Llevo 30 años trabajando con niños con problemas del lenguaje y la comunicación,
y tengo que reconocer que en alguna ocasión he querido “tirar la toalla”,
también es cierto que muy pocas.
Llegué a Etiopía rodeada de mi familia,
llevaba años queriendo acompañar a mi hija en esta experiencia,
inolvidable por cierto,
en la que cada uno desempeñaba una función dentro de sus posibilidades y sus conocimientos,
eso si, nadie nunca se quedaba sin hacer nada, en todo momento teníamos nuevas cosas que aprender o que hacer.
Yo como pedagoga y logopeda iba con la función de transmitir mis conocimientos a cuatro PROFESIONALES que llevan el aula de educación especial, y si lo pongo en mayúsculas es porque lejos de transmitir mis conocimientos a ellas, fueron ellas las que me transmitieron unos valores imprescindibles para ejercer de lo nuestro, me transmitieron, sobre todo, paciencia infinita.
Los niños y niñas que hay en ese aula de educación especial son sólo reconocidos por estos profesionales,
son niños que en esta región de Etiopia están condenados a una marginación extrema, menores que son considerados un “castigo divino”,
una vergüenza y sin embargo, son ellas,
esas cuatro Maestras las que están ahí dándolo todo,
enfrentándose a una sociedad que no cree en la evolución de esas niñas y niños.
Fue entonces cuando me di cuenta que no había que educar en método o en conocimiento, si no en Esperanza…

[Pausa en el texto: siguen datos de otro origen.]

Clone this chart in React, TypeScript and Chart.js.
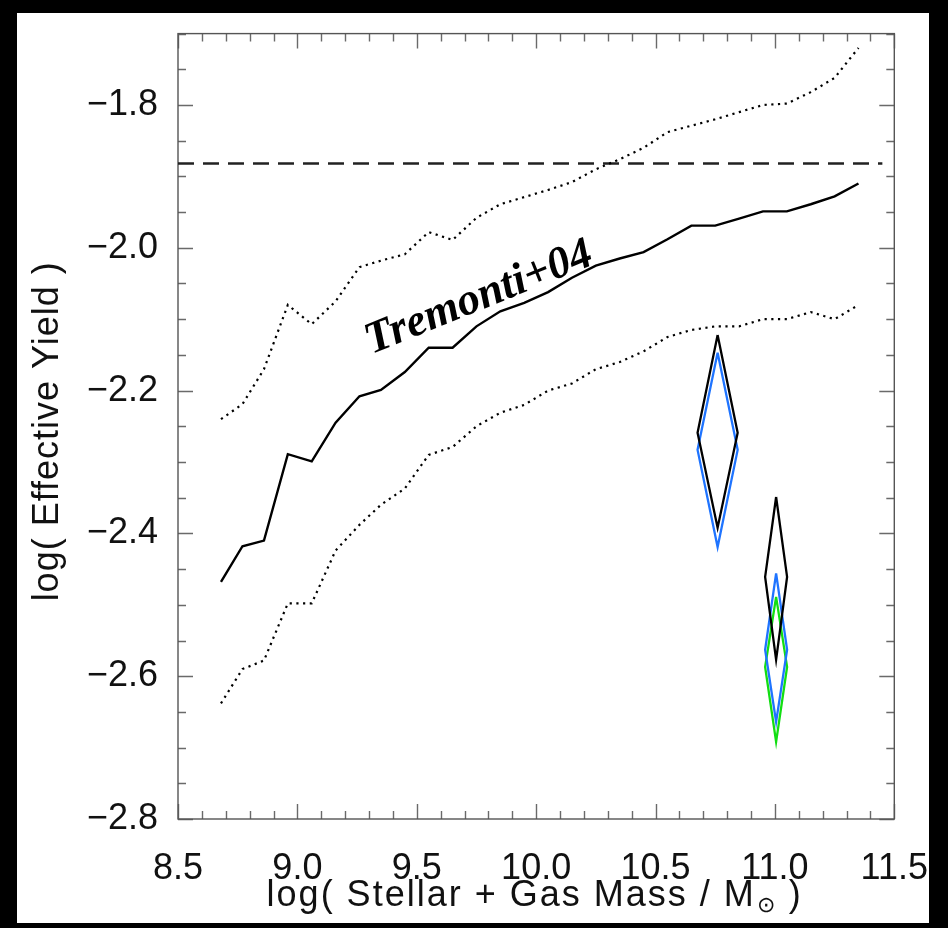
import React, { useEffect, useRef } from 'react';
import { Chart, registerables } from 'chart.js';

Chart.register(...registerables);

// ---- data ----
const massBins = [8.68, 8.77, 8.86, 8.96, 9.06, 9.16, 9.26, 9.35, 9.45, 9.55, 9.65, 9.75, 9.85, 9.95, 10.05, 10.15, 10.25, 10.35, 10.45, 10.55, 10.65, 10.75, 10.85, 10.95, 11.05, 11.15, 11.25, 11.35];
const medianYield = [-2.468, -2.418, -2.41, -2.289, -2.299, -2.245, -2.208, -2.199, -2.174, -2.14, -2.14, -2.11, -2.089, -2.077, -2.062, -2.042, -2.025, -2.015, -2.006, -1.988, -1.969, -1.969, -1.959, -1.949, -1.949, -1.939, -1.928, -1.91];
const upperYield = [-2.24, -2.219, -2.17, -2.08, -2.107, -2.075, -2.027, -2.018, -2.009, -1.978, -1.989, -1.958, -1.939, -1.929, -1.919, -1.908, -1.89, -1.876, -1.86, -1.838, -1.829, -1.82, -1.81, -1.8, -1.798, -1.782, -1.762, -1.72];
const lowerYield = [-2.638, -2.59, -2.578, -2.498, -2.498, -2.424, -2.388, -2.36, -2.337, -2.29, -2.279, -2.25, -2.231, -2.22, -2.2, -2.19, -2.17, -2.16, -2.145, -2.125, -2.115, -2.11, -2.11, -2.1, -2.1, -2.09, -2.1, -2.08];
const trueYield = -1.882;

const diamondX = [10.76, 10.76, 11.005, 11.005, 11.005];
const diamondHalfX = [0.084, 0.084, 0.046, 0.046, 0.046];
const diamondTop = [-2.122, -2.147, -2.349, -2.456, -2.489];
const diamondMid = [-2.259, -2.283, -2.461, -2.563, -2.587];
const diamondBottom = [-2.392, -2.419, -2.577, -2.664, -2.692];

const xTickLabels = ['8.5', '9.0', '9.5', '10.0', '10.5', '11.0', '11.5'];
const yTickLabels = ['−2.8', '−2.6', '−2.4', '−2.2', '−2.0', '−1.8'];
const labelText = 'Tremonti+04';
const labelPos = [9.31, -2.149];
const xTitle = ['log( Stellar + Gas Mass / M', '⊙', ' )'];
const yTitle = 'log( Effective Yield )';

// ---- styles ----
const diamondColors = ['#000000', '#1f74ff', '#000000', '#1f74ff', '#12de12'];
const diamondOrder = [1, 2, 1, 2, 3];
const SANS = '"Liberation Sans", Arial, sans-serif';

const framePlugin = {
  id: 'idlFrame',
  beforeDraw(chart: any) {
    const { ctx, width, height } = chart;
    ctx.save();
    ctx.fillStyle = '#000';
    ctx.fillRect(0, 0, width, height);
    ctx.fillStyle = '#fff';
    ctx.fillRect(17, 13, 912, 910);
    ctx.restore();
  },
  beforeDatasetsDraw(chart: any) {
    const { ctx, chartArea } = chart;
    const { left, right, top, bottom } = chartArea;
    const xs = chart.scales.x;
    const ys = chart.scales.y;
    ctx.save();
    ctx.strokeStyle = '#6a6a6a';
    ctx.lineWidth = 1.4;
    ctx.beginPath();
    for (let i = 0; i <= 30; i++) {
      const v = xs.min + i * 0.1;
      const p = Math.round(xs.getPixelForValue(v)) + 0.5;
      const len = i % 5 === 0 ? 15 : 8;
      ctx.moveTo(p, bottom);
      ctx.lineTo(p, bottom - len);
      ctx.moveTo(p, top);
      ctx.lineTo(p, top + len);
    }
    for (let i = 0; i <= 22; i++) {
      const v = ys.min + i * 0.05;
      const p = Math.round(ys.getPixelForValue(v)) + 0.5;
      const len = i % 4 === 0 ? 15 : 8;
      ctx.moveTo(left, p);
      ctx.lineTo(left + len, p);
      ctx.moveTo(right, p);
      ctx.lineTo(right - len, p);
    }
    ctx.stroke();
    ctx.strokeStyle = '#555';
    ctx.strokeRect(left, top, right - left, bottom - top);
    ctx.restore();
  },
  afterDraw(chart: any) {
    const { ctx, chartArea } = chart;
    const xs = chart.scales.x;
    const ys = chart.scales.y;

    // annotation
    ctx.save();
    ctx.fillStyle = '#000';
    ctx.font = 'italic bold 45px "Liberation Serif", "Times New Roman", serif';
    ctx.textAlign = 'left';
    ctx.textBaseline = 'alphabetic';
    ctx.translate(xs.getPixelForValue(labelPos[0]), ys.getPixelForValue(labelPos[1]));
    ctx.rotate((-22 * Math.PI) / 180);
    ctx.fillText(labelText, 0, 0);
    ctx.restore();

    // x-axis title with subscript
    ctx.save();
    ctx.fillStyle = '#111';
    ctx.textBaseline = 'alphabetic';
    ctx.textAlign = 'left';
    (ctx as any).letterSpacing = '2px';
    ctx.font = `36px ${SANS}`;
    const w1 = ctx.measureText(xTitle[0]).width;
    const w2 = ctx.measureText(xTitle[2]).width;
    ctx.font = `22px ${SANS}`;
    const ws = ctx.measureText(xTitle[1]).width;
    const cx = (chartArea.left + chartArea.right) / 2 - 2;
    const base = 906;
    let x = cx - (w1 + ws + w2) / 2;
    ctx.font = `36px ${SANS}`;
    ctx.fillText(xTitle[0], x, base);
    x += w1 + 1;
    ctx.font = `22px ${SANS}`;
    ctx.fillText(xTitle[1], x, base + 6);
    x += ws;
    ctx.font = `36px ${SANS}`;
    ctx.fillText(xTitle[2], x, base);
    ctx.restore();

    // y-axis title
    ctx.save();
    ctx.fillStyle = '#111';
    (ctx as any).letterSpacing = '1px';
    ctx.font = `36px ${SANS}`;
    ctx.textAlign = 'center';
    ctx.textBaseline = 'middle';
    ctx.translate(48, (chartArea.top + chartArea.bottom) / 2 + 5);
    ctx.rotate(-Math.PI / 2);
    ctx.fillText(yTitle, 0, 0);
    ctx.restore();
  },
};

function diamondPoints(i: number) {
  return [
    { x: diamondX[i], y: diamondTop[i] },
    { x: diamondX[i] + diamondHalfX[i], y: diamondMid[i] },
    { x: diamondX[i], y: diamondBottom[i] },
    { x: diamondX[i] - diamondHalfX[i], y: diamondMid[i] },
    { x: diamondX[i], y: diamondTop[i] },
  ];
}

export default function App() {
  const ref = useRef<HTMLCanvasElement | null>(null);

  useEffect(() => {
    document.body.style.margin = '0';
    document.body.style.background = '#000';
    const canvas = ref.current;
    if (!canvas) return;

    const toXY = (ys: number[]) => massBins.map((x, i) => ({ x, y: ys[i] }));

    const datasets: any[] = [
      {
        label: 'median',
        data: toXY(medianYield),
        borderColor: '#000',
        borderWidth: 2.4,
        pointRadius: 0,
        tension: 0,
        order: 4,
      },
      {
        label: 'upper',
        data: toXY(upperYield),
        borderColor: '#000',
        borderWidth: 2.2,
        borderDash: [2.2, 4.5],
        pointRadius: 0,
        order: 4,
      },
      {
        label: 'lower',
        data: toXY(lowerYield),
        borderColor: '#000',
        borderWidth: 2.2,
        borderDash: [2.2, 4.5],
        pointRadius: 0,
        order: 4,
      },
      {
        label: 'true yield',
        data: [
          { x: 8.5, y: trueYield },
          { x: 11.45, y: trueYield },
        ],
        borderColor: '#222',
        borderWidth: 2.4,
        borderDash: [16, 9],
        pointRadius: 0,
        order: 4,
      },
    ];
    for (let i = 0; i < diamondX.length; i++) {
      datasets.push({
        label: 'diamond' + i,
        data: diamondPoints(i),
        borderColor: diamondColors[i],
        borderWidth: 2.3,
        pointRadius: 0,
        tension: 0,
        order: diamondOrder[i],
      });
    }

    const chart = new Chart(canvas, {
      type: 'line',
      data: { datasets },
      options: {
        animation: false,
        responsive: false,
        maintainAspectRatio: false,
        devicePixelRatio: 1,
        layout: { padding: { left: 0, top: 33, right: 53, bottom: 0 } },
        plugins: { legend: { display: false }, tooltip: { enabled: false }, title: { display: false } },
        elements: { line: { borderJoinStyle: 'miter' } },
        scales: {
          x: {
            type: 'linear',
            min: 8.5,
            max: 11.5,
            grid: { display: false },
            border: { display: false },
            ticks: {
              stepSize: 0.5,
              padding: 20,
              color: '#111',
              font: { family: SANS, size: 36 },
              maxRotation: 0,
              autoSkip: false,
              callback: (v: any) => {
                const r = (Number(v) - 8.5) / 0.5;
                const idx = Math.round(r);
                return Math.abs(r - idx) < 1e-6 ? xTickLabels[idx] ?? '' : '';
              },
            },
            afterFit: (s: any) => {
              s.height = 109;
            },
          },
          y: {
            type: 'linear',
            min: -2.8,
            max: -1.7,
            grid: { display: false },
            border: { display: false },
            ticks: {
              stepSize: 0.2,
              includeBounds: true,
              padding: 12,
              color: '#111',
              font: { family: SANS, size: 36 },
              autoSkip: false,
              callback: (v: any) => {
                const r = (Number(v) + 2.8) / 0.2;
                const idx = Math.round(r);
                return Math.abs(r - idx) < 1e-6 ? yTickLabels[idx] ?? '' : '';
              },
            },
            afterFit: (s: any) => {
              s.width = 178;
            },
          },
        },
      },
      plugins: [framePlugin],
    });

    return () => chart.destroy();
  }, []);

  return (
    <div style={{ width: 948, height: 928, background: '#000' }}>
      <canvas ref={ref} width={948} height={928} style={{ display: 'block' }} />
    </div>
  );
}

porque cuando estás solo en una sociedad como esa,
que tiene a este colectivo al margen de la misma,
lo que hace falta es esperanza y ganas ,
ganas de luchar por este colectivo tan desfavorecido,
de creer en ellos, atreverse a pensar que siempre puedes conseguir algo aumentando su independencia y su autonomía,
facilitándoles una comunicación basada en la palabra, en el gesto , en la imagen pero sobre todo en el amor,
eso fue lo que aprendí.
El primer día que entre en el aula, pensé: cuantas carencias materiales, quise organizarlo todo, limpiarlo todo…ellas mientras ,miraban y sonreían mientras una de ellas acariciaba la cabeza de Abebe (un niño autista, incomprendido y “maltratado” por la sociedad), consiguiendo así en él una inmensa sonrisa y su bienestar, evitando que rompiese cosas, se alterase o pegase al resto de sus compañeros y compañeras.
Más tarde vi como Sohaye (otra de estas maestras) se llevaba a este mismo niño a su casa, y lo hace siempre, durante la semana para evitarle así pasar por las complicaciones que implica en su caso “la vuelta a casa”. Y yo me pregunto…
Me volví convencida que tenía mucho que aprender, que me habían enseñado mucho y dispuesta a cambiar ciertas cosas de mi metodología de trabajo. Volví feliz y satisfecha por mil motivos, entre otros, porque creo que fui capaz de transmitir, desde el punto de vista profesional, esperanza y perspectiva de futuro a las cuatro maestras y, desde ese momento, amigas.